Par ailleurs, en ce qui concerne la hiérarchie des normes, il ressort des articles 276 que la conception pyramidale des normes en Haïti se construit avec la Constitution en haut de l’échelle suivi – des Conventions, traités et accords internationaux – des lois – des décrets – et des autres actes réglementaires en bas de l’échelle. Aucun texte juridique d’origine international ne peut être contraire à la Constitution sous peine de ne pas être ratifié par le parlement. Dans le cas d’un litige sur les clauses d’une texte du droit international après sa ratification, il sera portée devant le Conseil Constitutionnel. Dans l’éventualité d’une déclaration de non-conformité des dispositions du texte avec la Constitution par le Conseil, elles ne seront pas applicables du fait de leur inconstitutionnalité.

Cependant, le contrôle effectif de la constitutionalité des lois se heurte à de nombreux obstacles, en raison de l’ineffectivité du Conseil constitutionnel qui selon les vœux de la Constitution est la seule entité capable de juger de la constitutionnalité des lois. Ce Conseil n’a jamais vu le jour malgré les dispositions de la Constitution prévoyant sa création depuis 1987.

Les traités, conventions et accords internationaux sont supérieurs aux lois nationales. Ils abrogent tacitement toutes les lois qui leur sont contraires même s’ils sont pris sous forme de Décret. Certainement, même ratifié par l’assemblée nationale, un texte juridique d’origine externe ne saurait avoir effet direct dans le droit interne qu’après sa publication dans le journal officiel « Le Moniteur ».

Les dispositions de la Constitution sur l’intégration du droit international dans le droit interne se retrouvent aux articles 139, 276 et suivants et se lisent ainsi :

Article 139: Il [Le président de la République] négocie et signe tous traités, conventions et accords internationaux et les soumet à la ratification de l’Assemblée Nationale ;

Article 276:L’Assemblée Nationale ne peut ratifier aucun Traité, Convention ou Accord Internationaux comportant des clauses contraires à la présente Constitution. ;

Article 276-1: La ratification des Traités, des Conventions et des Accords Internationaux est donnée sous forme de Décret. ;

Article 276-2: Les Traités ou Accord Internationaux, une fois sanctionnés et ratifiés dans les formes prévues par la Constitution, font partie de la Législation du Pays et abrogent toutes les Lois qui leur sont contraires 

Il apert que le droit international une fois ratifié par l’Assemblée nationale et publié dans le journal officiel « Le Moniteur » est susceptible d’être invoqué devant les juridictions nationales.
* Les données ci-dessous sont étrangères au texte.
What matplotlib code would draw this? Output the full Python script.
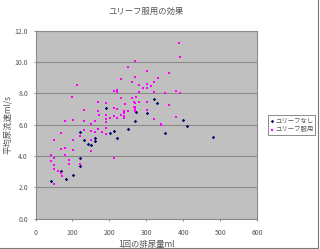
import matplotlib
matplotlib.use("Agg")
import matplotlib.pyplot as plt
from matplotlib.patches import Rectangle

plt.rcParams['font.family'] = ['Noto Sans CJK JP', 'DejaVu Sans']

# ユリーフなし (without)
x_none = [190, 320, 330, 271, 301, 270, 399, 411, 351, 481, 251, 211, 221, 201,
          120, 161, 162, 131, 151, 141, 120, 121, 70, 82, 101, 41]
y_none = [7.08, 7.64, 7.40, 6.79, 6.75, 6.21, 6.30, 5.90, 5.44, 5.23, 5.70, 5.58, 5.15, 5.45,
          5.51, 5.17, 4.94, 5.02, 4.70, 4.75, 3.89, 3.38, 3.06, 2.53, 2.81, 2.41]

# ユリーフ服用 (with)
x_with = [111, 100, 170, 190, 132, 170, 171, 190, 190, 190, 81, 101, 132, 161, 151,
          389, 390, 270, 251, 301, 270, 361, 332, 232, 261, 321, 281, 301, 312, 291,
          301, 221, 212, 221, 281, 320, 351, 380, 391, 232, 261, 271, 281, 301, 241,
          266, 266, 270, 270, 270, 270, 211, 221, 231, 212, 251, 301, 361, 320, 339,
          240, 240, 240, 240, 221, 202, 70, 51, 132, 151, 161, 170, 180, 190, 190,
          120, 101, 151, 151, 70, 81, 101, 41, 51, 81, 41, 91, 90, 120, 51,
          51, 61, 70, 71, 51, 212, 340, 380]
y_with = [8.51, 7.77, 7.47, 7.38, 6.92, 6.85, 6.60, 6.62, 6.36, 6.19, 6.23, 6.30, 6.25, 6.23, 6.04,
          11.19, 10.34, 10.06, 9.68, 9.43, 9.04, 9.28, 8.98, 8.90, 8.72, 8.72, 8.55, 8.62, 8.45, 8.36,
          8.36, 8.21, 8.13, 8.09, 8.07, 8.07, 8.00, 8.13, 8.02, 7.72, 7.70, 7.77, 7.47, 7.45, 7.34,
          7.45, 7.10, 7.38, 7.15, 6.99, 6.90, 7.05, 6.98, 6.64, 6.57, 6.85, 6.96, 7.26, 6.38, 6.04,
          6.87, 6.73, 6.55, 6.41, 6.41, 6.45, 5.45, 5.02, 5.68, 5.62, 5.55, 5.72, 5.51, 5.79, 5.39,
          5.26, 5.02, 5.02, 4.32, 4.45, 4.49, 4.38, 4.07, 3.89, 4.05, 3.70, 3.77, 3.48, 3.49, 3.41,
          3.19, 3.04, 2.94, 2.74, 2.21, 3.87, 5.98, 6.49]

title = 'ユリーフ服用の効果'
xlabel = '1回の排尿量ml'
ylabel = '平均尿流速ml/s'
labels = ['ユリーフなし', 'ユリーフ服用']
xticks = [0, 100, 200, 300, 400, 500, 600]
yticks = [0.0, 2.0, 4.0, 6.0, 8.0, 10.0, 12.0]

txt = '#555555'

fig = plt.figure(figsize=(3.2, 2.49), dpi=100)
ax = fig.add_axes([0.111, 0.122, 0.693, 0.755])
ax.set_facecolor('#c0c0c0')

ax.scatter(x_none, y_none, s=3, marker='D', color='#000066', linewidths=0,
           label=labels[0], zorder=3)
ax.scatter(x_with, y_with, s=4, marker='s', color='#ff00ff', linewidths=0,
           label=labels[1], zorder=3)

ax.set_xlim(0, 600)
ax.set_ylim(0, 12)
ax.set_xticks(xticks)
ax.set_xticklabels([str(v) for v in xticks])
ax.set_yticks(yticks)
ax.set_yticklabels(['%.1f' % v for v in yticks])
ax.yaxis.grid(True, color='#8a8a8a', linewidth=0.8)
ax.set_axisbelow(True)
for s in ax.spines.values():
    s.set_color('#8a8a8a')
    s.set_linewidth(0.8)
ax.tick_params(labelsize=5, colors=txt, length=1.5, width=0.5, pad=4)
ax.tick_params(axis='x', pad=6)

ax.set_title(title, fontsize=6, color=txt, pad=12)
ax.set_xlabel(xlabel, fontsize=6, color=txt, labelpad=2)
ax.set_ylabel(ylabel, fontsize=6, color=txt, labelpad=2)

leg = fig.legend(loc='upper left', bbox_to_anchor=(0.838, 0.54), fontsize=4.6,
                 frameon=True, fancybox=False, handlelength=0.5, handletextpad=0.3,
                 borderpad=0.3, labelspacing=0.15, borderaxespad=0, markerscale=1.0)
leg.get_frame().set_edgecolor('#555555')
leg.get_frame().set_linewidth(0.6)
for t in leg.get_texts():
    t.set_color(txt)

fig.patches.append(Rectangle((-0.01, 0.006), 1.004, 1.1, transform=fig.transFigure,
                             fill=False, edgecolor='#777777', linewidth=0.8))

fig.savefig('out.png', dpi=100)
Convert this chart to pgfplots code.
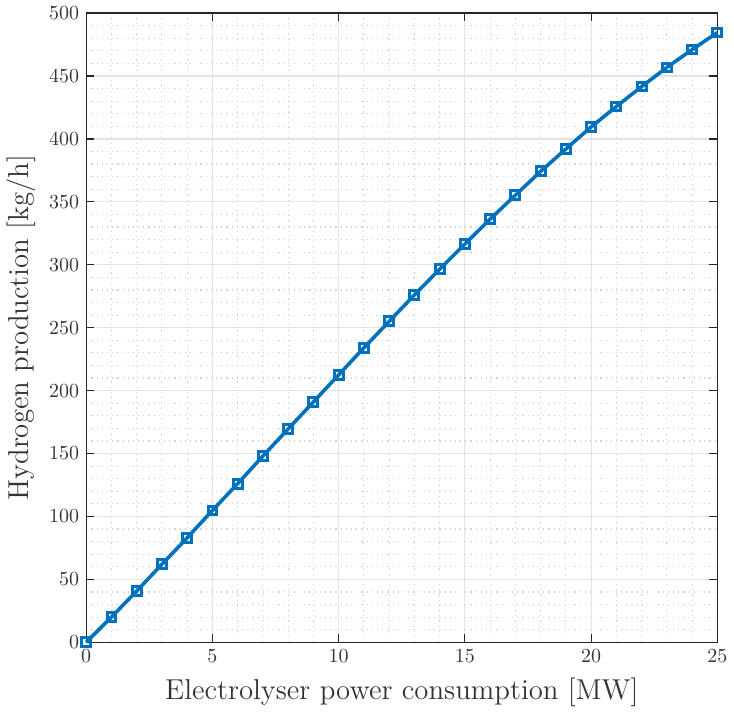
\documentclass[border=0pt]{standalone}
\usepackage{pgfplots}
\pgfplotsset{compat=1.18}
\definecolor{mblue}{HTML}{0072BD}
\begin{document}
\begin{tikzpicture}
\begin{axis}[width=316pt, height=315pt, scale only axis,
  xmin=0, xmax=25, ymin=0, ymax=500,
  xtick={0,5,...,25}, ytick={0,50,...,500},
  minor x tick num=4, minor y tick num=4,
  grid=both, major grid style={gray!22, line width=0.6pt},
  minor grid style={gray!35, dash pattern=on 0.6pt off 2pt, line width=0.6pt},
  axis line style={gray!30!black, line width=0.6pt},
  tick align=inside, major tick length=4pt, minor tick length=0pt,
  tick style={gray!30!black, line width=0.6pt},
  tick label style={font=\normalsize, color=black!80},
  label style={font=\Large, color=black!80},
  xlabel={Electrolyser power consumption [MW]},
  ylabel={Hydrogen production [kg/h]},
  xlabel style={yshift=-1pt},
  clip=false]
\addplot[color=mblue, line width=1.8pt, mark=square, mark size=2.2pt,
  mark options={solid, line width=1.5pt, fill=white}] coordinates {
(0,0) (1,20) (2,40.7) (3,62) (4,83) (5,104.8) (6,126) (7,148) (8,169.5) (9,191)
(10,212.5) (11,234) (12,255) (13,276) (14,296.5) (15,316.5) (16,336.3) (17,355.3)
(18,374.2) (19,392) (20,409.5) (21,425.8) (22,441.6) (23,456.8) (24,471) (25,484.5)};
\end{axis}
\end{tikzpicture}
\end{document}
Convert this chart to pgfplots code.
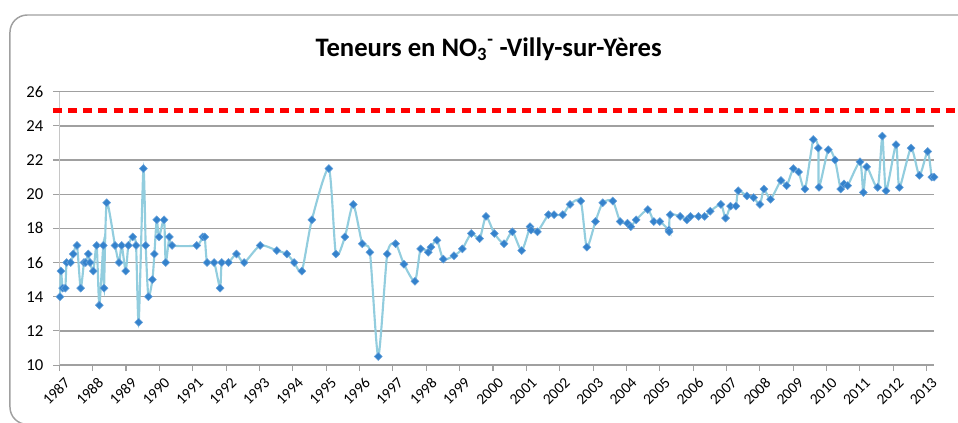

Par contre plusieurs problèmes restent non résolus. L’un des proéminents est l’effectivité de l’intégration des textes juridiques d’origine externe dans la législation nationale. En effet, la plupart des conventions internationales importe de prendre des mesures afin de les transposer, compléter et mettre en œuvre.  Par exemple, le deuxième paragraphe de l’article 2 du Pacte international relatif aux droits civils et politiques dispose :

« Les États Parties au présent Pacte s’engagent à prendre, en accord avec leurs procédures constitutionnelles et avec les dispositions du présent Pacte, les arrangements devant permettre l’adoption de telles mesures d’ordre législatif ou autre, propres à donner effet aux droits reconnus dans le présent Pacte qui ne seraient pas déjà en vigueur ».

Dans son observation no 31, le Comité des droits de l’homme (CDH) considère qu’en vertu de ce paragraphe les Etats parties doivent prendre des mesures d’ordre législatif, judiciaire, administratif, éducatif et autres appropriées pour s’acquitter de leurs obligations juridiques. Ils ont pour obligations également de sensibiliser les fonctionnaires et les agents de l’Etat, aussi bien que la population. L’absence de telles mesures peut handicaper l’application dans la pratique des droits fondamentaux reconnus par le droit international. Par exemple, il est reconnu que les États doivent prévoir des sanctions contre les violations des droits fondamentaux mais aussi des mécanismes de réparation et établir une procédure administrative pour porter plainte contre les abus. 

Dans le cas d’Haïti, le droit international et régional des droits fondamentaux, ayant pour origine les règles onusiennes et interaméricaines, fait partie intégrant du droit interne. La situation actuelle peut être imputée aux manques de mesures prises par l’Etat pour donner pleine réalisation à ses obligations contractées au niveau régional et international. Enfin, plairons nous à rappeler que la conjoncture pourrait être différente, si les élites politiques et économiques en Haïti étaient mues par le respect des droits fondamentaux et animé par une volonté ferme de les renforcer.